Beta-lactoglobulin structural rearrangement at interfaces: relevance to its immunogenic behavior

The physiological properties of many proteins, relies on their behavior at the molecular scale, which often is affected by their surface interactions. A central issue for the in vivo action of allergens, but also of antibacterial or otherwise bioactive peptides, is the surface behavior in terms of interaction with other molecules and surfaces present in the same environment. -lactoglobulin (BLG) is the major bovine whey protein. A 36 kDa dimer of identical subunits, BLG is considered the major milk allergen. A general relationship between structure and immunoreactivity of milk proteins has not been established. The aim of this work is to understand whether and how the BLG conformational changes derived from the interaction with two model hydrophobic interfaces (a liquid oil-in-water nanoemulsion, and solid latex nanoparticles), can modulate its immunoreactivity and its absorption by human cells involved in the immune response. Conformational changes in the absorbed protein were demonstrated through spectroscopic and limited proteolysis/MS approaches. ELISA experiments demonstrated that immunoreactivity of BLG increases upon adsorption on either liquid/liquid or solid/liquid hydrophobic interfaces, likely as a consequence of recognition of cognate regions of the protein by the antibodies.

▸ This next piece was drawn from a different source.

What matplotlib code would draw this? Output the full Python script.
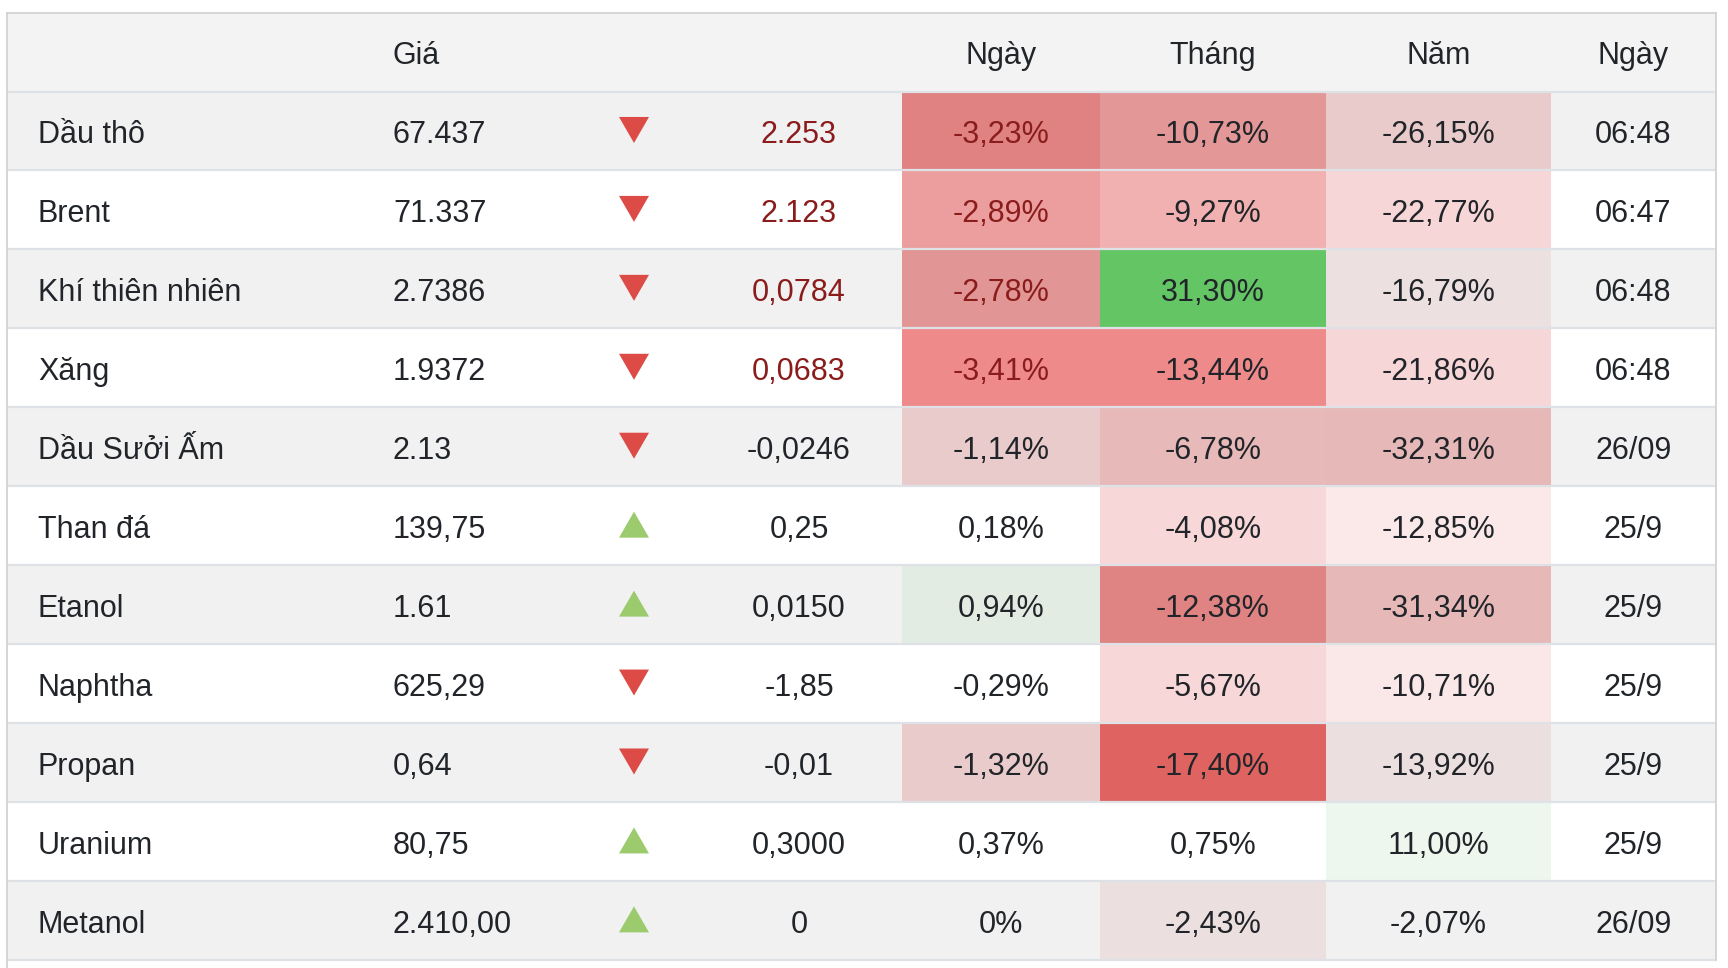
import matplotlib.pyplot as plt
from matplotlib.patches import Rectangle, Polygon

# --- table data ---
names = ["Dầu thô", "Brent", "Khí thiên nhiên", "Xăng", "Dầu Sưởi Ấm", "Than đá",
         "Etanol", "Naphtha", "Propan", "Uranium", "Metanol"]
prices = ["67.437", "71.337", "2.7386", "1.9372", "2.13", "139,75",
          "1.61", "625,29", "0,64", "80,75", "2.410,00"]
going_up = [False, False, False, False, False, True, True, False, False, True, True]
changes = ["2.253", "2.123", "0,0784", "0,0683", "-0,0246", "0,25",
           "0,0150", "-1,85", "-0,01", "0,3000", "0"]
day_pct = ["-3,23%", "-2,89%", "-2,78%", "-3,41%", "-1,14%", "0,18%",
           "0,94%", "-0,29%", "-1,32%", "0,37%", "0%"]
month_pct = ["-10,73%", "-9,27%", "31,30%", "-13,44%", "-6,78%", "-4,08%",
             "-12,38%", "-5,67%", "-17,40%", "0,75%", "-2,43%"]
year_pct = ["-26,15%", "-22,77%", "-16,79%", "-21,86%", "-32,31%", "-12,85%",
            "-31,34%", "-10,71%", "-13,92%", "11,00%", "-2,07%"]
times = ["06:48", "06:47", "06:48", "06:48", "26/09", "25/9",
         "25/9", "25/9", "25/9", "25/9", "26/09"]
red_text = [True, True, True, True, False, False, False, False, False, False, False]

# heatmap cell colours (None = plain row background)
day_colors = ["#e08282", "#ec9e9e", "#e19595", "#ef8a8a", "#eacbcc", None,
              "#e2ece3", None, "#eacbcc", None, None]
month_colors = ["#e49797", "#f1b1b1", "#64c564", "#ef8a8a", "#e7b9b9", "#f7d7d8",
                "#e08383", "#f7d7d8", "#df6461", None, "#ecdfdf"]
year_colors = ["#eacbcc", "#f7d6d7", "#ede0e0", "#f7d6d7", "#e6b8b8", "#fbe9e9",
               "#e6b8b8", "#fae8e8", "#ecdfdf", "#edf7ee", None]

col_headers = ["Ngày", "Tháng", "Năm", "Ngày"]

# --- layout (pixels) ---
W, H = 1728, 968
left, right, top = 7, 1716, 12.7
header_bottom = 91.5
row_h = 78.94
name_x = 38
price_x = 393
arrow_x = 634
change_x = 799
col_edges = [902, 1100, 1326, 1551, 1716]   # Ngày | Tháng | Năm | time
FS = 22
DARK = "#212529"
DARKRED = "#8a1c1c"

plt.rcParams['font.family'] = ['Liberation Sans', 'DejaVu Sans']

fig = plt.figure(figsize=(W / 100, H / 100), dpi=100)
ax = fig.add_axes([0, 0, 1, 1])
ax.set_xlim(0, W)
ax.set_ylim(H, 0)
ax.axis('off')

# header
ax.add_patch(Rectangle((left, top), right - left, header_bottom - top,
                       facecolor="#f3f3f3", edgecolor="none"))
hb = (top + header_bottom) / 2 + 11.5
ax.text(price_x, hb, "Giá", fontsize=FS, color=DARK, ha='left', va='baseline')
for i, lab in enumerate(col_headers):
    cx = (col_edges[i] + col_edges[i + 1]) / 2
    ax.text(cx, hb, lab, fontsize=FS, color=DARK, ha='center', va='baseline')

for r in range(len(names)):
    y0 = header_bottom + r * row_h
    yc = y0 + row_h / 2
    yb = yc + 12.5
    bg = "#f1f1f1" if r % 2 == 0 else "white"
    ax.add_patch(Rectangle((left, y0), right - left, row_h, facecolor=bg, edgecolor="none"))

    for ci, cols in enumerate([day_colors, month_colors, year_colors]):
        c = cols[r]
        if c is not None:
            ax.add_patch(Rectangle((col_edges[ci], y0), col_edges[ci + 1] - col_edges[ci], row_h,
                                   facecolor=c, edgecolor="none"))

    ax.text(name_x, yb, names[r], fontsize=FS, color=DARK, ha='left', va='baseline')
    ax.text(price_x, yb, prices[r], fontsize=FS, color=DARK, ha='left', va='baseline')

    # arrow
    tc = yc - 1
    if going_up[r]:
        tri = [(arrow_x - 15, tc + 13), (arrow_x + 15, tc + 13), (arrow_x, tc - 13)]
        ax.add_patch(Polygon(tri, closed=True, facecolor="#9bcb6c", edgecolor="none"))
    else:
        tri = [(arrow_x - 15, tc - 13), (arrow_x + 15, tc - 13), (arrow_x, tc + 13)]
        ax.add_patch(Polygon(tri, closed=True, facecolor="#dc4b45", edgecolor="none"))

    ax.text(change_x, yb, changes[r], fontsize=FS, color=DARKRED if red_text[r] else DARK,
            ha='center', va='baseline')
    vals = [day_pct[r], month_pct[r], year_pct[r], times[r]]
    for ci, v in enumerate(vals):
        cx = (col_edges[ci] + col_edges[ci + 1]) / 2
        col = DARKRED if (ci == 0 and red_text[r]) else DARK
        ax.text(cx, yb, v, fontsize=FS, color=col, ha='center', va='baseline')

# row separators
for r in range(len(names) + 1):
    y = header_bottom + r * row_h
    ax.plot([left, right], [y, y], color="#dee2e6", lw=1.6, solid_capstyle='butt')

# outer border
ax.plot([left, right], [top, top], color="#d2d2d2", lw=1.3)
ax.plot([left, left], [top, H], color="#d2d2d2", lw=1.3)
ax.plot([right, right], [top, header_bottom + len(names) * row_h], color="#d2d2d2", lw=1.3)

fig.savefig("out.png", dpi=100, facecolor="white")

Indeed, after hydrolysis with trypsin, the overall immunoreactivity of the absorbed protein remains high compared with that of the protein hydrolyzed in solution. Also, the kinetics of internalization by monocytes of BLG adsorbed on the oil nanodroplets is with respect to free BLG, which is absorbed more efficiently and rapidly than BLG adsorbed on an emulsion interface. Competition experiments, carried out by adding free unlabeled protein to both free and emulsion BLG systems shows how the free protein seems to acts as an enhancer for the internalization of the oil-bound protein. Whether these evidences indicate independent patterns for intracellular uptake of free and nanoparticulate-bound BLG remains to be verified.